British historian and academic

Henry Alcock (14 October 1886 – 26 April 1948) was a British historian and academic. He was the first professor of modern history at the University of Queensland and a founding member of the Historical Society of Queensland.

== Early life ==
Alcock was born in Bath, England in 1888. He attended King Edward VI's school, Bath and Magdalen College, Oxford, graduating with his B.A. with first class honours in modern history in 1908. He took his M.A. in 1911.

== Career ==
Alcock pursued a teaching career, teaching at Tettenhall College, Staffordshire before becoming senior house master at Kendall Grammar School for two years. He moved to Australia where he took up a position as a history and economics lecturer at the newly established University of Queensland in 1912. He became a McCaughey Professor of history in 1922, and later dean of the Faculty of Commerce. Alcock demonstrated an interest in economics and general commercial studies, which encouraged an interest publicly in establishing a Board of Commercial Studies. His work to establish commercial studies courses led to the creation of a Faculty of Commerce at the university which would offer degrees from 1925 onwards.

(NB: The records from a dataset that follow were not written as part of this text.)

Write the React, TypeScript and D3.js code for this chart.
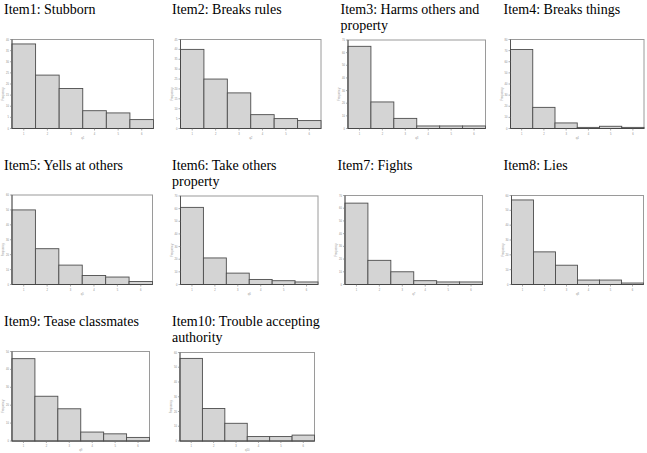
import React from "react";
import * as d3 from "d3";

const titles: string[][] = [
  ["Item1: Stubborn"],
  ["Item2: Breaks rules"],
  ["Item3: Harms others and", "property"],
  ["Item4: Breaks things"],
  ["Item5: Yells at others"],
  ["Item6: Take others", "property"],
  ["Item7: Fights"],
  ["Item8: Lies"],
  ["Item9: Tease classmates"],
  ["Item10: Trouble accepting", "authority"],
];
const categories = ["1", "2", "3", "4", "5", "6"];
const item1 = [38, 24, 18, 8, 7, 4];
const item2 = [40, 25, 18, 7, 5, 4];
const item3 = [65, 21, 8, 2, 2, 2];
const item4 = [71, 19, 5, 1, 2, 1];
const item5 = [50, 24, 13, 6, 5, 2];
const item6 = [61, 21, 9, 4, 3, 2];
const item7 = [64, 19, 10, 3, 2, 2];
const item8 = [57, 22, 13, 3, 3, 1];
const item9 = [46, 25, 18, 5, 4, 2];
const item10 = [56, 22, 12, 3, 3, 4];
const series = [item1, item2, item3, item4, item5, item6, item7, item8, item9, item10];
const yMaxes = [40, 45, 70, 80, 60, 70, 70, 60, 50, 60];
const ySteps = [5, 5, 10, 10, 10, 10, 10, 10, 10, 10];
const xNames = ["q1", "q2", "q3", "q4", "q5", "q6", "q7", "q8", "q9", "q10"];

// layout: title position and plot frame (page coordinates)
const layout = [
  { tx: 4, ty: 14, x0: 12, x1: 153.5, y0: 39.5, y1: 128.5 },
  { tx: 172, ty: 14, x0: 180.5, x1: 321, y0: 39.5, y1: 128.5 },
  { tx: 340.5, ty: 14, x0: 348, x1: 485.5, y0: 40, y1: 128.5 },
  { tx: 503.5, ty: 14, x0: 510.5, x1: 644, y0: 39.5, y1: 128.5 },
  { tx: 4, ty: 169.5, x0: 12, x1: 152.5, y0: 195, y1: 284.5 },
  { tx: 172, ty: 169.5, x0: 180.5, x1: 318, y0: 196, y1: 284.5 },
  { tx: 337.5, ty: 169.5, x0: 345, x1: 482.5, y0: 195.5, y1: 284.5 },
  { tx: 503.5, ty: 169.5, x0: 511.5, x1: 643.5, y0: 195.5, y1: 284.5 },
  { tx: 4, ty: 326, x0: 12, x1: 149.5, y0: 351.5, y1: 441 },
  { tx: 172, ty: 326, x0: 180, x1: 314.5, y0: 352.5, y1: 441 },
];

function Panel({ i }: { i: number }) {
  const L = layout[i];
  const data = series[i];
  const x = d3.scaleBand<string>().domain(categories).range([L.x0, L.x1]).padding(0);
  const y = d3.scaleLinear().domain([0, yMaxes[i]]).range([L.y1, L.y0]);
  const ticks = d3.range(0, yMaxes[i] + 0.001, ySteps[i]);
  return (
    <g>
      {titles[i].map((t, k) => (
        <text
          key={k}
          x={L.tx}
          y={L.ty + k * 16.3}
          style={{ fontFamily: '"Liberation Serif"', fontSize: "14px" }}
          fill="#000"
        >
          {t}
        </text>
      ))}
      <rect
        x={L.x0}
        y={L.y0}
        width={L.x1 - L.x0}
        height={L.y1 - L.y0}
        fill="#fff"
        stroke="#9a9a9a"
        strokeWidth={1}
      />
      {data.map((v, k) => (
        <rect
          key={k}
          x={x(categories[k])!}
          y={y(v)}
          width={x.bandwidth()}
          height={L.y1 - y(v)}
          fill="#d4d4d4"
          stroke="#4d4d4d"
          strokeWidth={0.9}
        />
      ))}
      <line x1={L.x0} x2={L.x0} y1={L.y0} y2={L.y1} stroke="#444" strokeWidth={0.8} />
      <line x1={L.x0} x2={L.x1} y1={L.y1} y2={L.y1} stroke="#444" strokeWidth={0.8} />
      {ticks.map((t) => (
        <g key={t}>
          <line x1={L.x0 - 2} x2={L.x0} y1={y(t)} y2={y(t)} stroke="#777" strokeWidth={0.6} />
          <text
            x={L.x0 - 3}
            y={y(t) + 1}
            textAnchor="end"
            fill="#888"
            style={{ fontFamily: '"Liberation Sans"', fontSize: "2.6px" }}
          >
            {t}
          </text>
        </g>
      ))}
      {categories.map((c) => (
        <g key={c}>
          <line
            x1={x(c)! + x.bandwidth() / 2}
            x2={x(c)! + x.bandwidth() / 2}
            y1={L.y1}
            y2={L.y1 + 2}
            stroke="#777"
            strokeWidth={0.6}
          />
          <text
            x={x(c)! + x.bandwidth() / 2}
            y={L.y1 + 6}
            textAnchor="middle"
            fill="#888"
            style={{ fontFamily: '"Liberation Sans"', fontSize: "2.6px" }}
          >
            {c}
          </text>
        </g>
      ))}
      <text
        transform={`translate(${L.x0 - 8},${(L.y0 + L.y1) / 2 + 10}) rotate(-90)`}
        textAnchor="middle"
        fill="#999"
        style={{ fontFamily: '"Liberation Sans"', fontSize: "2.8px" }}
      >
        Frequency
      </text>
      <text
        x={(L.x0 + L.x1) / 2}
        y={L.y1 + 10}
        textAnchor="middle"
        fill="#999"
        style={{ fontFamily: '"Liberation Sans"', fontSize: "2.8px" }}
      >
        {xNames[i]}
      </text>
    </g>
  );
}

export default function App() {
  return (
    <svg
      width={647}
      height={453}
      style={{ position: "absolute", left: 0, top: 0, background: "#fff" }}
    >
      <rect x={0} y={0} width={647} height={453} fill="#fff" />
      {series.map((_, i) => (
        <Panel key={i} i={i} />
      ))}
    </svg>
  );
}
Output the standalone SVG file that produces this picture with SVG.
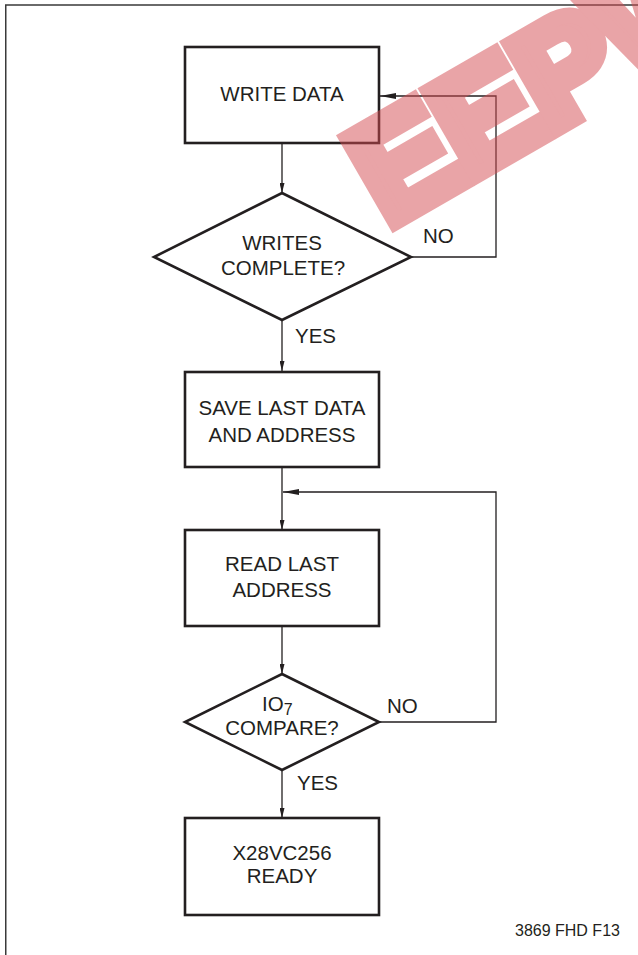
<svg xmlns="http://www.w3.org/2000/svg" width="638" height="955" viewBox="0 0 638 955">
<style>
  .node { fill: #ffffff; stroke: #231f20; stroke-width: 2.6; }
  .lbl { font-family: "Liberation Sans", Arial, sans-serif; font-size: 20.5px; fill: #231f20; }
  .ctr { text-anchor: middle; }
  .conn { fill: none; stroke: #231f20; stroke-width: 1.3; }
  .frame { fill: none; stroke: #3a3a3a; stroke-width: 1.5; }
</style>
<defs>
  <marker id="ahDown" viewBox="0 0 10 5" refX="10" refY="2.5" markerWidth="10" markerHeight="5" markerUnits="userSpaceOnUse" orient="auto">
    <path d="M0,0 L10,2.5 L0,5 Z" fill="#231f20"/>
  </marker>
  <marker id="ahLoop" viewBox="0 0 16 6" refX="16" refY="3" markerWidth="16" markerHeight="6" markerUnits="userSpaceOnUse" orient="auto">
    <path d="M0,0 L16,3 L0,6 Z" fill="#231f20"/>
  </marker>
</defs>
<rect x="0" y="0" width="638" height="955" fill="#ffffff"/>
<path class="frame" d="M5.75,955 L5.75,5 L638,5"/>

<g id="connectors">
  <line class="conn" x1="282" y1="143" x2="282" y2="193" marker-end="url(#ahDown)"/>
  <polyline class="conn" points="411,257 496,257 496,96 380,96" marker-end="url(#ahLoop)"/>
  <line class="conn" x1="282" y1="320" x2="282" y2="371" marker-end="url(#ahDown)"/>
  <line class="conn" x1="282" y1="467" x2="282" y2="530" marker-end="url(#ahDown)"/>
  <polyline class="conn" points="379,722 496,722 496,492 283,492" marker-end="url(#ahLoop)"/>
  <line class="conn" x1="282" y1="626" x2="282" y2="674" marker-end="url(#ahDown)"/>
  <line class="conn" x1="282" y1="770" x2="282" y2="818" marker-end="url(#ahDown)"/>
  <text class="lbl" x="423" y="243">NO</text>
  <text class="lbl" x="295" y="343">YES</text>
  <text class="lbl" x="387" y="713">NO</text>
  <text class="lbl" x="297" y="790">YES</text>
</g>

<g id="write-data">
  <rect class="node" x="185" y="47" width="194" height="96"/>
  <text class="lbl ctr" x="282" y="101">WRITE DATA</text>
</g>
<g id="writes-complete">
  <polygon class="node" points="282,193 411,257 282,320 154,257"/>
  <text class="lbl ctr" x="282" y="250">WRITES</text>
  <text class="lbl ctr" x="283" y="275">COMPLETE?</text>
</g>
<g id="save-last">
  <rect class="node" x="185" y="372" width="194" height="95"/>
  <text class="lbl ctr" x="282" y="415">SAVE LAST DATA</text>
  <text class="lbl ctr" x="282" y="442">AND ADDRESS</text>
</g>
<g id="read-last">
  <rect class="node" x="185" y="530" width="194" height="96"/>
  <text class="lbl ctr" x="282" y="571">READ LAST</text>
  <text class="lbl ctr" x="282" y="597">ADDRESS</text>
</g>
<g id="io7-compare">
  <polygon class="node" points="282,674 379,722 282,770 185,722"/>
  <text class="lbl" x="262" y="711">IO<tspan font-size="16" dy="4">7</tspan></text>
  <text class="lbl ctr" x="282" y="735">COMPARE?</text>
</g>
<g id="ready">
  <rect class="node" x="185" y="818" width="194" height="97"/>
  <text class="lbl ctr" x="282" y="860">X28VC256</text>
  <text class="lbl ctr" x="282" y="883">READY</text>
</g>

<text x="515" y="936" style="font-family: 'Liberation Sans', Arial, sans-serif; font-size: 16px; fill: #231f20;">3869 FHD F13</text>

<g id="watermark" opacity="0.5" transform="translate(393,233) rotate(-30)">
  <text x="-2" y="-8" style="font-family: 'Liberation Sans', Arial, sans-serif; font-weight: bold; font-size: 141px; fill: #d54b51; stroke: #d54b51; stroke-width: 16; stroke-linejoin: miter;">EEPW</text>
</g>
</svg>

Alcock was dean of the Faculty of Arts from 1923 to 1938, was president of the Board of Faculties (later Professorial Board) and a member of the Diploma in Journalism course committee. He also served on the Senate's broadcasting sub-committee, the development of the St Lucia campus committee and library committee. He was president of the Historical Society of Queensland.

== Later life ==
Henry Alcock died in 1948, and was survived by his wife, Olga and three daughters.

== Legacy ==
Alcock created thousands of glass lantern slides, some from photographs he took himself, others which he copied. It is believed he used these slides to illustrate his lectures at the university and at the Workers' Education Association. The University of Queensland Fryer Library holds over 2000 of these slides (known as the Alcock Collection). These slides are being digitised and made available online as funding permits.

A stone grotesque featuring Alcock's likeness hangs in the Great Court at the University of Queensland, in recognition of his work in establishing the early university.